Nov 5, 2014

À l'Intérieur

Saw À l'Intérieur (AKA Inside) It was one of that crop of modern, extreme horrors. True to genre, the film starts slow and kind of sad and slowly becomes more and more difficult to watch. The plot follows a young woman who is one night away from a scheduled cesarean birth. The baby's father was killed in a car crash four months earlier and it is now Christmas eve. Another woman, dressed like Morticia Addams, begins menacing our hero, trying desperately to extract the baby one day early. Just going on the premise, it's pretty harrowing.

The film is horrifying. I had to watch nearly the entire thing with the sound turned waaaay down. I missed out on a lot of the film that way, I'm sure, but at least I was able to watch it (at all.) I was struck by how specifically feminine the horror is. Obviously, there's the central pregnant woman (and it's Christmas eve. Remind you of any other famous mothers?) but also the murderess's weapons are all fairly femme. She preferentially wields a sturdy pair of scissors and at one point uses a knitting needle to great effect. She uses a gun once, which blows a bit of a hole into my theory, but I've never let contradictory evidence stop me before and I won't start now!

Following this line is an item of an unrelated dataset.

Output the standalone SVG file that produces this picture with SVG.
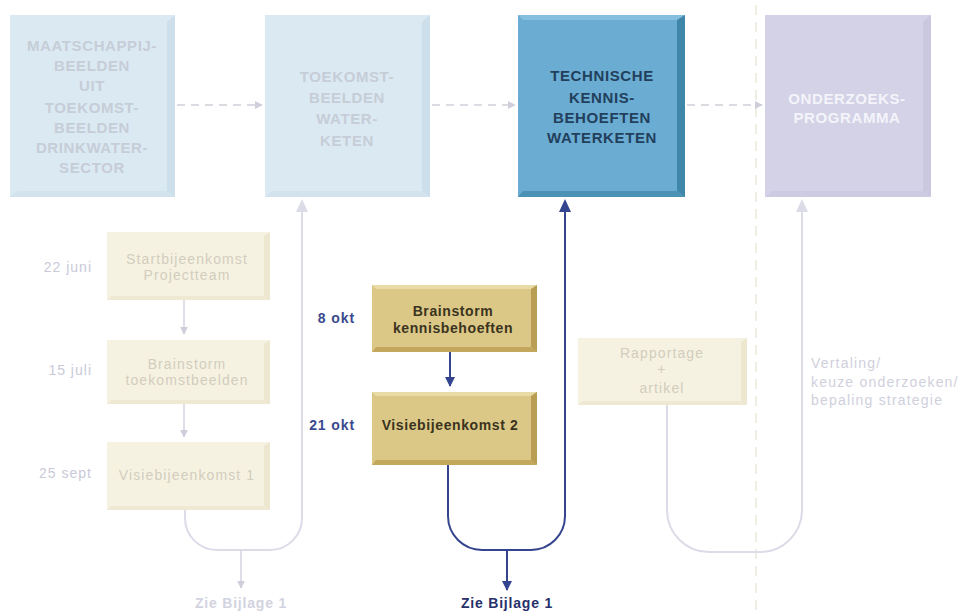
<svg xmlns="http://www.w3.org/2000/svg" width="965" height="615" viewBox="0 0 965 615">
  <style>
    .big { font-family: "Liberation Sans", Arial, sans-serif; font-size: 15px; font-weight: bold; letter-spacing: 0.6px; text-anchor: middle; }
    .fadedBig { fill: #c6cdd7; }
    .small { font-family: "Liberation Sans", Arial, sans-serif; font-size: 14px; letter-spacing: 1.1px; text-anchor: middle; fill: #d2cdbd; }
    .date { font-family: "Liberation Sans", Arial, sans-serif; font-size: 14px; letter-spacing: 1px; text-anchor: end; fill: #c9cad8; }
    .dateOn { font-family: "Liberation Sans", Arial, sans-serif; font-size: 14px; font-weight: bold; letter-spacing: 0.9px; text-anchor: end; fill: #3a4a8e; }
    .gold { font-family: "Liberation Sans", Arial, sans-serif; font-size: 14px; font-weight: bold; letter-spacing: 0.6px; text-anchor: middle; fill: #3a3320; }
    .note { font-family: "Liberation Sans", Arial, sans-serif; font-size: 14px; letter-spacing: 1.2px; fill: #cfd0dc; }
    .ref { font-family: "Liberation Sans", Arial, sans-serif; font-size: 14px; font-weight: bold; letter-spacing: 0.8px; text-anchor: middle; }
    .dash { fill: none; stroke: #cfcfdc; stroke-width: 1.6; stroke-dasharray: 8 6; }
    .faint { fill: none; stroke: #dcdce8; stroke-width: 2; }
    .faintV { fill: none; stroke: #d6d6e4; stroke-width: 1.6; }
    .navy { fill: none; stroke: #34448e; stroke-width: 2; }
  </style>
  <defs>
    <marker id="headFaint" viewBox="0 0 10 10" refX="9" refY="5" markerWidth="5" markerHeight="5" orient="auto">
      <path d="M0,0 L10,5 L0,10 z" fill="#cfcfdc"/>
    </marker>
    <marker id="headNavy" viewBox="0 0 10 10" refX="9" refY="5" markerWidth="5" markerHeight="5" orient="auto">
      <path d="M0,0 L10,5 L0,10 z" fill="#34448e"/>
    </marker>
  </defs>

  <rect width="965" height="615" fill="#ffffff"/>

  <!-- phase divider -->
  <line x1="756" y1="5" x2="756" y2="610" stroke="#ebe7da" stroke-width="1.5" stroke-dasharray="10 7"/>

  <!-- top row -->
  <g id="maatschappijbeelden">
    <rect x="10" y="15" width="165" height="182" fill="#dbe9f3"/>
    <polygon points="167,22 175,15 175,197 167,191" fill="#cddfeb"/>
    <polygon points="10,197 17,191 167,191 175,197" fill="#d2e3ee"/>
    <text class="big fadedBig" x="92" y="51">MAATSCHAPPIJ-</text>
    <text class="big fadedBig" x="92" y="71">BEELDEN</text>
    <text class="big fadedBig" x="92" y="91">UIT</text>
    <text class="big fadedBig" x="92" y="113">TOEKOMST-</text>
    <text class="big fadedBig" x="92" y="133">BEELDEN</text>
    <text class="big fadedBig" x="92" y="153">DRINKWATER-</text>
    <text class="big fadedBig" x="92" y="173">SECTOR</text>
  </g>

  <g id="toekomstbeelden">
    <rect x="265" y="15" width="165" height="182" fill="#dbe9f3"/>
    <polygon points="422,22 430,15 430,197 422,191" fill="#cddfeb"/>
    <polygon points="265,197 272,191 422,191 430,197" fill="#d2e3ee"/>
    <text class="big fadedBig" x="347" y="82">TOEKOMST-</text>
    <text class="big fadedBig" x="347" y="103">BEELDEN</text>
    <text class="big fadedBig" x="347" y="124">WATER-</text>
    <text class="big fadedBig" x="347" y="146">KETEN</text>
  </g>

  <g id="kennisbehoeften">
    <rect x="518" y="15" width="167" height="182" fill="#6aacd2"/>
    <polygon points="518,15 685,15 677,20 523,20" fill="#86bedf"/>
    <polygon points="677,20 685,15 685,197 677,191" fill="#3f87a9"/>
    <polygon points="518,197 523,191 677,191 685,197" fill="#4b92b4"/>
    <text class="big" x="602" y="81" fill="#22405c">TECHNISCHE</text>
    <text class="big" x="602" y="103" fill="#22405c">KENNIS-</text>
    <text class="big" x="602" y="123" fill="#22405c">BEHOEFTEN</text>
    <text class="big" x="602" y="143" fill="#22405c">WATERKETEN</text>
  </g>

  <g id="onderzoeksprogramma">
    <rect x="765" y="15" width="166" height="182" fill="#d3d2e6"/>
    <polygon points="923,22 931,15 931,197 923,191" fill="#c9c8df"/>
    <polygon points="765,197 772,191 923,191 931,197" fill="#cccbe1"/>
    <text class="big" x="847" y="104" fill="#f4f4fa">ONDERZOEKS-</text>
    <text class="big" x="847" y="123" fill="#f4f4fa">PROGRAMMA</text>
  </g>

  <!-- left column, earlier meetings -->
  <g id="startbijeenkomst">
    <rect x="107" y="232" width="163" height="68" fill="#f6f2e2"/>
    <polygon points="264,236 270,232 270,300 264,296" fill="#ede7d0"/>
    <polygon points="107,300 111,296 264,296 270,300" fill="#efe9d4"/>
    <text class="small" x="187" y="264">Startbijeenkomst</text>
    <text class="small" x="187" y="280">Projectteam</text>
    <text class="date" x="92" y="272">22 juni</text>
  </g>

  <g id="brainstorm-toekomst">
    <rect x="107" y="340" width="163" height="64" fill="#f6f2e2"/>
    <polygon points="264,344 270,340 270,404 264,400" fill="#ede7d0"/>
    <polygon points="107,404 111,400 264,400 270,404" fill="#efe9d4"/>
    <text class="small" x="187" y="369">Brainstorm</text>
    <text class="small" x="187" y="385">toekomstbeelden</text>
    <text class="date" x="92" y="375">15 juli</text>
  </g>

  <g id="visiebijeenkomst1">
    <rect x="107" y="442" width="163" height="68" fill="#f6f2e2"/>
    <polygon points="264,446 270,442 270,510 264,506" fill="#ede7d0"/>
    <polygon points="107,510 111,506 264,506 270,510" fill="#efe9d4"/>
    <text class="small" x="187" y="480">Visiebijeenkomst 1</text>
    <text class="date" x="92" y="478">25 sept</text>
  </g>

  <!-- middle column, current meetings -->
  <g id="brainstorm-kennis">
    <rect x="372" y="285" width="165" height="67" fill="#dcc886"/>
    <polygon points="372,285 537,285 531,289 376,289" fill="#e9dba6"/>
    <polygon points="531,289 537,285 537,352 531,347" fill="#b99d53"/>
    <polygon points="372,352 376,347 531,347 537,352" fill="#c3a75c"/>
    <text class="gold" x="453" y="316">Brainstorm</text>
    <text class="gold" x="453" y="333">kennisbehoeften</text>
    <text class="dateOn" x="355" y="323">8 okt</text>
  </g>

  <g id="visiebijeenkomst2">
    <rect x="372" y="392" width="165" height="73" fill="#dcc886"/>
    <polygon points="372,392 537,392 531,396 376,396" fill="#e9dba6"/>
    <polygon points="531,396 537,392 537,465 531,460" fill="#b99d53"/>
    <polygon points="372,465 376,460 531,460 537,465" fill="#c3a75c"/>
    <text class="gold" x="450" y="430">Visiebijeenkomst 2</text>
    <text class="dateOn" x="355" y="430">21 okt</text>
  </g>

  <!-- right column -->
  <g id="rapportage">
    <rect x="578" y="338" width="169" height="67" fill="#f6f2e2"/>
    <polygon points="741,342 747,338 747,405 741,401" fill="#ede7d0"/>
    <polygon points="578,405 582,401 741,401 747,405" fill="#efe9d4"/>
    <text class="small" x="662" y="358">Rapportage</text>
    <text class="small" x="662" y="374">+</text>
    <text class="small" x="662" y="393">artikel</text>
  </g>

  <g id="vertaling">
    <text class="note" x="811" y="368">Vertaling/</text>
    <text class="note" x="811" y="387">keuze onderzoeken/</text>
    <text class="note" x="811" y="405">bepaling strategie</text>
  </g>

  <!-- connectors -->
  <g id="connectors">
    <!-- top row flow -->
    <line class="dash" x1="177" y1="105" x2="262" y2="105" marker-end="url(#headFaint)"/>
    <line class="dash" x1="432" y1="105" x2="515" y2="105" marker-end="url(#headFaint)"/>
    <line class="dash" x1="687" y1="105" x2="762" y2="105" marker-end="url(#headFaint)"/>

    <!-- left column steps -->
    <line class="faintV" x1="184" y1="300" x2="184" y2="334" marker-end="url(#headFaint)"/>
    <line class="faintV" x1="184" y1="404" x2="184" y2="437" marker-end="url(#headFaint)"/>

    <!-- left loop -->
    <path class="faint" d="M185,510 V518 A32,32 0 0 0 217,550 H270 A32,32 0 0 0 302,518 V201"/>
    <path d="M296,212 L302,199 L308,212 z" fill="#dcdce8"/>
    <line class="faintV" x1="241" y1="550" x2="241" y2="588" marker-end="url(#headFaint)"/>
    <text class="ref" x="241" y="608" fill="#d2d3e0">Zie Bijlage 1</text>

    <!-- middle steps -->
    <line class="navy" x1="450" y1="352" x2="450" y2="386" marker-end="url(#headNavy)"/>

    <!-- middle loop -->
    <path class="navy" d="M448,465 V516 A34,34 0 0 0 482,550 H531 A34,34 0 0 0 565,516 V201"/>
    <path d="M559,212 L565,199 L571,212 z" fill="#34448e"/>
    <line class="navy" x1="507" y1="550" x2="507" y2="590" marker-end="url(#headNavy)"/>
    <text class="ref" x="507" y="608" fill="#27306a">Zie Bijlage 1</text>

    <!-- right loop -->
    <path class="faint" d="M667,405 V510 A42,42 0 0 0 709,552 H760 A42,42 0 0 0 802,510 V201"/>
    <path d="M796,212 L802,199 L808,212 z" fill="#dcdce8"/>
  </g>
</svg>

The antagonistic woman is ugly. She is gap-toothed and lank-haired, wearing a black dress, complete with corset and spool-heel shoes. She evokes the witch, the fates, the midwife. At one point, she pretends to be the protagonist's mother. All of these are powerful, feminine symbols. The protagonist is dressed in a white (but increasingly soiled) night-gown. She cowers for most of the film in a fluorescent-lit bathroom, which ironically evokes the controlled environment of a hospital. Almost all of the protagonist's would-be saviors are men who are each either completely useless or downright burdensome to her before they inevitably succumb to the antagonist's scissors. I believe the antagonist symbolizes the implacable, uncontrollable, force of nature that is birth. The protagonist does not want the baby removed from her, but it's going to come out. She wants the process to be controlled and safe but it is bloody, messy, and unbelievably painful. Throughout her struggle, she is alone with this monster and, worst of all, once the baby comes out, it stops being hers.

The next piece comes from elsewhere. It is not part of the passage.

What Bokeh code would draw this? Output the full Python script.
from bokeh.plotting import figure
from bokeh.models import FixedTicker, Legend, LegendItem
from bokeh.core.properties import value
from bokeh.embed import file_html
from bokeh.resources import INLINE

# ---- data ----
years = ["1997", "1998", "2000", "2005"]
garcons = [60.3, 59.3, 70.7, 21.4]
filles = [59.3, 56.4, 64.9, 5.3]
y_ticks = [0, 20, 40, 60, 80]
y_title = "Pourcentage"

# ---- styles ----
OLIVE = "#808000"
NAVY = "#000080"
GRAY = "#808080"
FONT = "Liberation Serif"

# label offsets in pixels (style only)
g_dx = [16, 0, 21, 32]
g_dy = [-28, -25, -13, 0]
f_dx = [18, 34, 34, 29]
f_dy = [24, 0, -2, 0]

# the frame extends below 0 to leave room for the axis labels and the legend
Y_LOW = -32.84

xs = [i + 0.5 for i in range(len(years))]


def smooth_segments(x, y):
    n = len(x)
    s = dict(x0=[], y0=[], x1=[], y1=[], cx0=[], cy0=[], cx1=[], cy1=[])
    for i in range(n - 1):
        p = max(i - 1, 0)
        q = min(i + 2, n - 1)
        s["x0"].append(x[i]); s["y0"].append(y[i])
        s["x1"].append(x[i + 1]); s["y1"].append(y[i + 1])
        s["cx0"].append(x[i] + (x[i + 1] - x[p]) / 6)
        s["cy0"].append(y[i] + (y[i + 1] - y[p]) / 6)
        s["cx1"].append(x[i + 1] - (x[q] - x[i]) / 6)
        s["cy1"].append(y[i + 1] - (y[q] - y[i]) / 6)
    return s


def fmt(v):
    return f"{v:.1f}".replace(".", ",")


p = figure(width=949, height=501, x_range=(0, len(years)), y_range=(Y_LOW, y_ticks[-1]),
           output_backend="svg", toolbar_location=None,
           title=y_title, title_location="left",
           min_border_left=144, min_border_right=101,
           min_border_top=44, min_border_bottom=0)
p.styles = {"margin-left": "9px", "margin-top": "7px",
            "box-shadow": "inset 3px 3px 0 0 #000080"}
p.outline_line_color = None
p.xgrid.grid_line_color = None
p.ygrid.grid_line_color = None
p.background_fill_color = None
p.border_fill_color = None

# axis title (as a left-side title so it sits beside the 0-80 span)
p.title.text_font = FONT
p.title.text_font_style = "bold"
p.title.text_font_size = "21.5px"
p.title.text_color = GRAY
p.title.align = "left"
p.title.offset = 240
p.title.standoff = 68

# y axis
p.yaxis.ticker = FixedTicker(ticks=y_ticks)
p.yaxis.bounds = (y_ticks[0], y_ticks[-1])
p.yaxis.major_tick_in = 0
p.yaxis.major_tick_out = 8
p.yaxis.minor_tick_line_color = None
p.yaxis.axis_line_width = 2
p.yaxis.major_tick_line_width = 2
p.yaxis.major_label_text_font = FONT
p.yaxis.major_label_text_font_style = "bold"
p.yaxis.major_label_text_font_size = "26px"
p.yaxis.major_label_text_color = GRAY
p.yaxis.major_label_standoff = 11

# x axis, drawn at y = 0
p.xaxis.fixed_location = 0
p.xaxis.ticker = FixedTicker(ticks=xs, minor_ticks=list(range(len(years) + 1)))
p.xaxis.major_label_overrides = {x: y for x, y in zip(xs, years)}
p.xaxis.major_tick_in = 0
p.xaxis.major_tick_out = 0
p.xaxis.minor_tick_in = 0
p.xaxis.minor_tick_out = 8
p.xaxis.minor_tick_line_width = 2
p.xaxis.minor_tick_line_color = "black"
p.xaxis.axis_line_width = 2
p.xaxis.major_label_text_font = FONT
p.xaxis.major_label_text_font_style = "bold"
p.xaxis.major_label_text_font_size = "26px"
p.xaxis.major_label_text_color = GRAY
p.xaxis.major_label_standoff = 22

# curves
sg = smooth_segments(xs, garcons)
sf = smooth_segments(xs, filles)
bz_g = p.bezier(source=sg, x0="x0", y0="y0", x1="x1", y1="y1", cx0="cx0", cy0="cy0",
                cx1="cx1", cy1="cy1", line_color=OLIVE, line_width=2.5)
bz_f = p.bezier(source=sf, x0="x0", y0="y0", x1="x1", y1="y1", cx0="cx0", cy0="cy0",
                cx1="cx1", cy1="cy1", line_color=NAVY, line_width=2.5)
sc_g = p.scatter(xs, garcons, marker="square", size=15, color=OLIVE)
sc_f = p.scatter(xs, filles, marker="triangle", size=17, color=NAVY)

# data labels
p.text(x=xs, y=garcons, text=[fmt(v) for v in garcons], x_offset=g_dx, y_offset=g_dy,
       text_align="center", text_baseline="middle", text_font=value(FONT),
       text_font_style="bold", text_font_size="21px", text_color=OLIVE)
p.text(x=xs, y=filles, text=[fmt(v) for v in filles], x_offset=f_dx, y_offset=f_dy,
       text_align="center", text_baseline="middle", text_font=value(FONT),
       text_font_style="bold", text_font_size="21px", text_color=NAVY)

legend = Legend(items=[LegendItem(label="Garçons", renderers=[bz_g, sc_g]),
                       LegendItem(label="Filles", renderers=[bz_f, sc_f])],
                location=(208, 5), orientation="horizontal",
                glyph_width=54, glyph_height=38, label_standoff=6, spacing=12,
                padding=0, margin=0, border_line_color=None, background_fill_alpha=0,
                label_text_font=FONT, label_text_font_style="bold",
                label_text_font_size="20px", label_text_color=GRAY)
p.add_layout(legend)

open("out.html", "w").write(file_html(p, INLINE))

By the way: there's also gallons of blood, tons of stabbings, and an emergency tracheotomy that we're treated to, so this is no chilly think-fest. I found the lady-centric angle interesting, but make no mistake: the film is meant to be an ordeal and is. It's fun in moments in an extremely morbid way (if you're into that (which I am not.)) At one point, the antagonist brains someone with a well-slung toaster. It's so bizarre, you have to laugh a little. I was a bit disappointed at the weird, ugly CGI baby that shows up a few times. It floats around, presumably in the protagonist's womb, doing flips and bouncing off the 'walls' (which I don't think can actually happen. I've seen pictures and it seems like there's just not that much room.) Anyway, I think the baby would have worked much better in the abstract. It's much more potent as a symbol when it's not seen (and not clearly made of meshed polygons.)

So, this movie was tough. It was interesting, which I liked, but also very scary, which I didn't. It got the better of me and I think, based on the preceding details, that you can tell if it would be your cup of tea. Enough.